Not to say, of course, that the project of history writing is uncontroversial.   The Daughters of the Confederacy, or whatever they were called, spurred the rewriting of the history of the Civil War early in the twentieth century and the Dunning School’s racist views were the dominant narrative for decades.   No longer a story about a war to preserve the federal union, or to end the “Peculiar Institution”, the war and the end of Reconstruction (“bayonet rule”) were gloriously recast with the chivalrous Klan as saviors of the persecuted south.  This narrative was laid out  in Woodrow Wilson’s favorite film The Birth of  A Nation, you know, “history written in lightning”.   Tendentious history is as familiar as “Making America Great Again” or any of the other hollow slogans that sway masses of credulous consumers to one form of civic self-harm or another.

On the other hand, of course, history is based on events, things that actually happened/happen.  I share your belief that a contextualized telling of events based in hard fact and multiple witness testimony is crucial.  The telling may be highly distorted to advance a particular agenda or closer to what actually took place.  It’s an uphill fight here in America, to make the often painful past plain, but as you frequently remind readers and listeners, it’s impossible to understand the present without an awareness of these events and the consequences that flow from them.  

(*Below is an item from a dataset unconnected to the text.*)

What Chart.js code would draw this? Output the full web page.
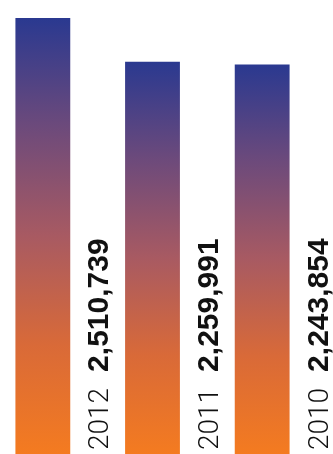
<!DOCTYPE html>
<html>
<head>
<meta charset="utf-8">
<script src="https://cdn.jsdelivr.net/npm/chart.js@4/dist/chart.umd.min.js"></script>
<style>
  html, body { margin: 0; padding: 0; background: #ffffff; overflow: hidden; }
  #page { width: 333px; height: 454px; position: relative; overflow: hidden; }
  #wrap { width: 345px; height: 454px; position: absolute; left: -12px; top: 0; }
</style>
</head>
<body>
<div id="page"><div id="wrap"><canvas id="c"></canvas></div></div>
<script>
// Yearly totals, one bar per year
const years = ['2012', '2011', '2010'];
const totals = [2510739, 2259991, 2243854];

// Blue-to-orange fill, running from each bar's top to the baseline
const gradientStops = [
  [0, '#2a3990'],
  [0.25, '#6d4a7b'],
  [0.5, '#a85a62'],
  [0.75, '#d96a38'],
  [1, '#f47b20']
];

function barGradient(ctx) {
  const chart = ctx.chart;
  if (!chart.chartArea || ctx.type !== 'data') return '#f47b20';
  const y = chart.scales.y;
  const top = y.getPixelForValue(ctx.raw);
  const bottom = y.getPixelForValue(0);
  const g = chart.ctx.createLinearGradient(0, top, 0, bottom);
  gradientStops.forEach(([p, c]) => g.addColorStop(p, c));
  return g;
}

// Vertical labels beside each bar: light year, then bold total
const sideLabels = {
  id: 'sideLabels',
  afterDatasetsDraw(chart) {
    const ctx = chart.ctx;
    const meta = chart.getDatasetMeta(0);
    meta.data.forEach((bar, i) => {
      const right = bar.x + bar.width / 2;
      const baseX = right + 38;
      const startY = 450;
      ctx.save();
      ctx.translate(baseX, startY);
      ctx.rotate(-Math.PI / 2);
      ctx.fillStyle = '#111111';
      ctx.textBaseline = 'alphabetic';
      ctx.textAlign = 'left';
      ctx.font = '300 28px "Roboto", "Liberation Sans", sans-serif';
      const yearText = years[i];
      ctx.fillText(yearText, 0, 0);
      const w = ctx.measureText(yearText).width;
      ctx.font = 'bold 30px "Liberation Sans", Arial, sans-serif';
      ctx.fillText(totals[i].toLocaleString('en-US'), w + 16, 0);
      ctx.restore();
    });
  }
};

new Chart(document.getElementById('c'), {
  type: 'bar',
  data: {
    labels: years,
    datasets: [{
      data: totals,
      backgroundColor: barGradient,
      borderWidth: 0,
      barPercentage: 0.5,
      categoryPercentage: 1
    }]
  },
  options: {
    responsive: true,
    maintainAspectRatio: false,
    animation: false,
    layout: { padding: { left: 0, right: 16, top: 0, bottom: 0 } },
    plugins: {
      legend: { display: false },
      tooltip: { enabled: false }
    },
    scales: {
      x: { display: false, grid: { display: false } },
      y: { display: false, min: 0, max: 2615000, grid: { display: false } }
    }
  },
  plugins: [sideLabels]
});
</script>
</body>
</html>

There are a number of great books, and great reporting, whose authors are often viciously attacked by the forces exposed in those accounts.  At the same time their findings are never seriously impugned and threatened lawsuits do not come to pass because the accounts are well-researched and truthful.   Truth is still a complete defense to libel and slander in America, though I recall President Fuckface (all respect) promised to do something about that when he was on the first leg of his now perpetual campaign.

We occasionally read excellent, troubling books, even best-sellers, like Dirty Wars, Dark Money, Where Men Win Glory: The Odyssey of Pat Tillman, deservedly well-decorated books like Nancy MacLean’s Democracy in Chains, that lay out, in great and hideous detail,  things done in our names.   A million people buy them, they are well-reviewed, briefly discussed, later randomly found by interested readers here and there.   A digest of the findings of important books like these would be an excellent resource, and part of the archive I’m proposing for The Intercept.   A category for History (or Context), alongside Politics, Justice, Technology, National Security, Environment, World.

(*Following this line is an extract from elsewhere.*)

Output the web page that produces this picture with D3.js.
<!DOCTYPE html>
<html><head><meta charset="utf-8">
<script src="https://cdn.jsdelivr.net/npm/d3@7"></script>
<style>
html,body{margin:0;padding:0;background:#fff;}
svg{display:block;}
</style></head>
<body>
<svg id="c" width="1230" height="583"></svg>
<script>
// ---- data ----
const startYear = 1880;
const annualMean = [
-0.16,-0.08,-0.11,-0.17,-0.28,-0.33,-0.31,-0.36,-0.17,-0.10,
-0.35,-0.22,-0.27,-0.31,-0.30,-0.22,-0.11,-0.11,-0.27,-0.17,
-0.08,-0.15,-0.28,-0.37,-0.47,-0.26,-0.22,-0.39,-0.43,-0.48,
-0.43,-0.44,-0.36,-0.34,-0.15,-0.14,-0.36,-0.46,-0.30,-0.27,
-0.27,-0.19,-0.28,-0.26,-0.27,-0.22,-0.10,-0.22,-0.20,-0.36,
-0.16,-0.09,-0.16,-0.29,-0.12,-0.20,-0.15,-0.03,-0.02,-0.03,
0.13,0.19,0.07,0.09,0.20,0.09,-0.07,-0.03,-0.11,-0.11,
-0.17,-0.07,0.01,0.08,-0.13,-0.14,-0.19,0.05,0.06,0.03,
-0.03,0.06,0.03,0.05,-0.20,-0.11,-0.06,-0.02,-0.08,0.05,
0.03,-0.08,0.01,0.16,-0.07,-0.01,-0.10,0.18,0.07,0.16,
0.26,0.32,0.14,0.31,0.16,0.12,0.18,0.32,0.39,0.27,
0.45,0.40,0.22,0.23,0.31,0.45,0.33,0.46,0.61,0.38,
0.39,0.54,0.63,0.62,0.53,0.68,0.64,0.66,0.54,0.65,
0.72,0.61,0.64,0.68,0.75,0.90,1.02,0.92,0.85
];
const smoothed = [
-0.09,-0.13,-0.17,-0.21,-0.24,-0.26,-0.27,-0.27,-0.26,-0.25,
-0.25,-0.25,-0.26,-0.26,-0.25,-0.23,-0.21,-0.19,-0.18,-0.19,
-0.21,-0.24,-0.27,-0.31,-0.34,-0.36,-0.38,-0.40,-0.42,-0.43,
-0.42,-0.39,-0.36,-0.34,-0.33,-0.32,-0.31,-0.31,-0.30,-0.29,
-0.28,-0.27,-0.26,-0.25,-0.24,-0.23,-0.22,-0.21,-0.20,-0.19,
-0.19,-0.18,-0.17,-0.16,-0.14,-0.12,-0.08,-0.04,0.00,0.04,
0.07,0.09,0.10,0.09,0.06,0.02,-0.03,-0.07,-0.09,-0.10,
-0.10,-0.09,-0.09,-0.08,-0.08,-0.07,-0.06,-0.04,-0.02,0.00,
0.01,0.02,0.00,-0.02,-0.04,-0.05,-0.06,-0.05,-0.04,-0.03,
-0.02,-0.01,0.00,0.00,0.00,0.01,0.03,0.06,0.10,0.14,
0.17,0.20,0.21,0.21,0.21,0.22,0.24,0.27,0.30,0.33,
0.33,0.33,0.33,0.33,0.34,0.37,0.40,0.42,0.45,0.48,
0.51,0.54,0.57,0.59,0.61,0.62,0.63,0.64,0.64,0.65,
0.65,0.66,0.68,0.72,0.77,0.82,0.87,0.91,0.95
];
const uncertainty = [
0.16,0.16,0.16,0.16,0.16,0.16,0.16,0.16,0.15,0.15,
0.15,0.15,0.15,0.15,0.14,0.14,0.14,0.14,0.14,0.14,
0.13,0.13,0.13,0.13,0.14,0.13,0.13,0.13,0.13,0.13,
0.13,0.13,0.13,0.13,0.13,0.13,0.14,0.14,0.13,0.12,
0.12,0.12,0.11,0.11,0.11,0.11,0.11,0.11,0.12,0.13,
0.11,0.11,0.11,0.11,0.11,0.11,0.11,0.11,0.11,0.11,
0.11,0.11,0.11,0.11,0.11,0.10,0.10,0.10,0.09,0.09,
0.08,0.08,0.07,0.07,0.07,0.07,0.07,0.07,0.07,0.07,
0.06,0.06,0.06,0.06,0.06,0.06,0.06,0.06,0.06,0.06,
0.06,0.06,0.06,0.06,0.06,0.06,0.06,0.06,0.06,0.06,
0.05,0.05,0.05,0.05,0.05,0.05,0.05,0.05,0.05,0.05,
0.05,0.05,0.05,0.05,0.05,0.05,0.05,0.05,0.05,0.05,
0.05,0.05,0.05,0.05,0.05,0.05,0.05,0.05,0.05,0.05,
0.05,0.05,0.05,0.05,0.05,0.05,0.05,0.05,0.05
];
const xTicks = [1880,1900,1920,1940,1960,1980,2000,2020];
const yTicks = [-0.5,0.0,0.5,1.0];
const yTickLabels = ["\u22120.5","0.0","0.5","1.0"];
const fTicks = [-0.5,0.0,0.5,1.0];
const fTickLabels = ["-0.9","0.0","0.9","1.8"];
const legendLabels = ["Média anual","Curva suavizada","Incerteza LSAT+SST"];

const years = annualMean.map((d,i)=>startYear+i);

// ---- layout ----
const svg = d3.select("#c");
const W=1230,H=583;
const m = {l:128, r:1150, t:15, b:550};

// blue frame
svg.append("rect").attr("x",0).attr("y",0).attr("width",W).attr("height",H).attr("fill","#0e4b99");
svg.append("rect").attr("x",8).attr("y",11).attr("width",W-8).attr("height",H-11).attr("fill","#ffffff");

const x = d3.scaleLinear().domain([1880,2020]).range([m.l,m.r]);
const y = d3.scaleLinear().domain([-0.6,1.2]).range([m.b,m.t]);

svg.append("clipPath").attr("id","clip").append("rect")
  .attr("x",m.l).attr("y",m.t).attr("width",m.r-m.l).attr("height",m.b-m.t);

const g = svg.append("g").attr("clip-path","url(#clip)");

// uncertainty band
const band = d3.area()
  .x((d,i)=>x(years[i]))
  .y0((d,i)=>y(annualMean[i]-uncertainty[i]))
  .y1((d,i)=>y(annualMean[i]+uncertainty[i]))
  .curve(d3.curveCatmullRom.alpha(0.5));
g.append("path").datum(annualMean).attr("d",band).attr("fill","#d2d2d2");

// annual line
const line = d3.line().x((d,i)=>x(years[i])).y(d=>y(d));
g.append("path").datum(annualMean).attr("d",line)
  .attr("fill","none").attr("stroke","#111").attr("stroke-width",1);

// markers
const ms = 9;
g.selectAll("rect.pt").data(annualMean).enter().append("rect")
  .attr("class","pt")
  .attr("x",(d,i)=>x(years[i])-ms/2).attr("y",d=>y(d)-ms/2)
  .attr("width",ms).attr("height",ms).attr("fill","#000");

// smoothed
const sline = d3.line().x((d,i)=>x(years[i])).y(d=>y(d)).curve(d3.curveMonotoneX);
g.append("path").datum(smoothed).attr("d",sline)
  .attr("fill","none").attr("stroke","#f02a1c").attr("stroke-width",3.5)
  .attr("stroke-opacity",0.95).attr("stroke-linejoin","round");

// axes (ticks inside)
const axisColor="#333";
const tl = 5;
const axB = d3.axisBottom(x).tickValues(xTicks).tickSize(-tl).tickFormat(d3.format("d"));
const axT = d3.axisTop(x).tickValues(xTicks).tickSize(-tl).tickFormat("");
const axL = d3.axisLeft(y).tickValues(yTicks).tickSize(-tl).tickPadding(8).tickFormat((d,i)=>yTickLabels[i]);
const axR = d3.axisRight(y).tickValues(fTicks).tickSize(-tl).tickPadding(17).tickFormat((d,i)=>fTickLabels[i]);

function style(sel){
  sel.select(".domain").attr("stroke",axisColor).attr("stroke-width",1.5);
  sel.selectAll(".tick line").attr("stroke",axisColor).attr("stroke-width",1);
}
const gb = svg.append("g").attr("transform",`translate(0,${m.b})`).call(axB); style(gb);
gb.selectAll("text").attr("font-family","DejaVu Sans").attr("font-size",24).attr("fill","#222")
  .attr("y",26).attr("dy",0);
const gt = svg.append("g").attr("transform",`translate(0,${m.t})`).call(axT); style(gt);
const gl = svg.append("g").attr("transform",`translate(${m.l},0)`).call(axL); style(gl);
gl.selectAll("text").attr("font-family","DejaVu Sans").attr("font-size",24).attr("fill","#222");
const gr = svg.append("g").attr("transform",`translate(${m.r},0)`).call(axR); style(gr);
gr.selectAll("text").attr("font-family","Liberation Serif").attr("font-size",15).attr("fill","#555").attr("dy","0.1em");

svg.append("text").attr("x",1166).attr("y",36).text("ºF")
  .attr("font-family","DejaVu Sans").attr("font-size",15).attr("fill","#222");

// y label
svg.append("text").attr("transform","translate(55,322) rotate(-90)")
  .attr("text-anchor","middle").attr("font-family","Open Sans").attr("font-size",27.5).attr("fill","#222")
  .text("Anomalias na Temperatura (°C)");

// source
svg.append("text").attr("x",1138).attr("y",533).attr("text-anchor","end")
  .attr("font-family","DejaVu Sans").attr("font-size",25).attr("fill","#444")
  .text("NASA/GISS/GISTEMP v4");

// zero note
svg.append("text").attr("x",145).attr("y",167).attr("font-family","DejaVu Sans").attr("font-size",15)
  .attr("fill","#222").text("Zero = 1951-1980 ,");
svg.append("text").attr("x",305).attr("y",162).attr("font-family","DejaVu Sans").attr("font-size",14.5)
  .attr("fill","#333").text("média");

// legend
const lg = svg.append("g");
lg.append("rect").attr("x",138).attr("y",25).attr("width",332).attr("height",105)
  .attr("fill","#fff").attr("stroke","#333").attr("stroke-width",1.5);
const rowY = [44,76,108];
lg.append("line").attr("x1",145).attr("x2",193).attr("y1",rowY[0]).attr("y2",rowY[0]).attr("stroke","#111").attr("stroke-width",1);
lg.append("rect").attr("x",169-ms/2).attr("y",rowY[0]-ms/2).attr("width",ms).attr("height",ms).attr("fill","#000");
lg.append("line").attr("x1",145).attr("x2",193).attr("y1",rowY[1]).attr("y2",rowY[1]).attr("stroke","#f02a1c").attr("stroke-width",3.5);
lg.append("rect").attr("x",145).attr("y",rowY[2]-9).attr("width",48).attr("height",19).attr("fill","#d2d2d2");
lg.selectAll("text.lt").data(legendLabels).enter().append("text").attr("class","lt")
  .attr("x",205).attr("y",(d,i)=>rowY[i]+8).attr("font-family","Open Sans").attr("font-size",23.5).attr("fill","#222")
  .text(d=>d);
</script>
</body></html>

In a nation where facts are increasingly laughed off as bullshit, and are seen as less and less central to seeking or retaining political power (particularly when set against snappy branding and relentless marketing), millions of us still cling to the idea that facts are important, that history is vital to know.    The horrifying story of what was done to Maher Arar in our names should not be a footnote, a bit of arcana known only to a few interested parties on the left.  His “rendition” and torture (and the US dismissal of his case against our government)  should be a widely known object lesson about the destructiveness of extremism, the danger of government opacity.  The details of this kind of story are available all over the internet, if one even knows to look for them.   I’m suggesting a one stop shop where this kind of information, placed in context, can be found easily.  I believe it would be a great service to democracy.

We can hear detailed, learned, expert discussions of something like the Fourteenth Amendment, as I heard recently on a podcast from the National Constitution Center, where a key fact, like the judicially imposed 90 year coma of the amendment, for civil rights purposes, is barely mentioned.   I only knew the details of this almost century-long coma because of a year of research I did while a law student.  The deliberate suspension of the amendment as a personal right of action was barely touched in the Con Law casebook we all yawned our way through.    I listened to the podcast thinking “what the fuck?”  It went on to my list of WTF notes to write, along with dozens to the impeccable Grey Lady and her ilk.   Corporate personhood, it turns out, was the main, almost sole, beneficiary of  Fourteenth amendment jurisprudence during the almost century of its judicially induced deep sleep.  

The Intercept would be a great place to be able to find a link to this, in any story about reparations, or police shootings, or lynching, or voting rights.   The framers of the amendment were alive, and their “original intent” well known when the Supreme Court put the amendment, and the federal laws made to enforce it, into an unappealable juridical coma, less than a decade after the end of the Civil War.  Talk about “what the fuck?” 

I’ve long had a question for you.    Reading Dirty Wars when it came out I was struck by the detailed story of Anwar al-Awlaki you laid out.  It made the US citizen’s unappealable extrajudicial death sentence even more horrifying to me.   In the American press, and literally everywhere you search today, you will see him described as a top al-Qaeda propagandist, sometimes number two man of the terrorist outfit.  You need to search for a while to confirm that the American military and justice sector have no comment on whether he was actually charged with any crime before his extrajudicial execution (a neat way of admitting he wasn’t).    Reading your book I came away with the feeling that his increasing radicalism had been driven by a long campaign of US sponsored persecution here and in Yemen and that no connection had ever been shown between him and any terrorist group.   He appears to have been killed for his forceful exercise of our First Amendment rights.  Have you learned anything since writing the book that makes you believe otherwise? 

Anyway, Jeremy, apologies for this long letter.  If you are interested in this idea, I’d be happy to discuss it with you any time.   You can reach me (here).  Strength to your arm, keep up your important work.   Meanwhile, if you can enlighten me on the Anwar al-Awlaki query, I’d be grateful.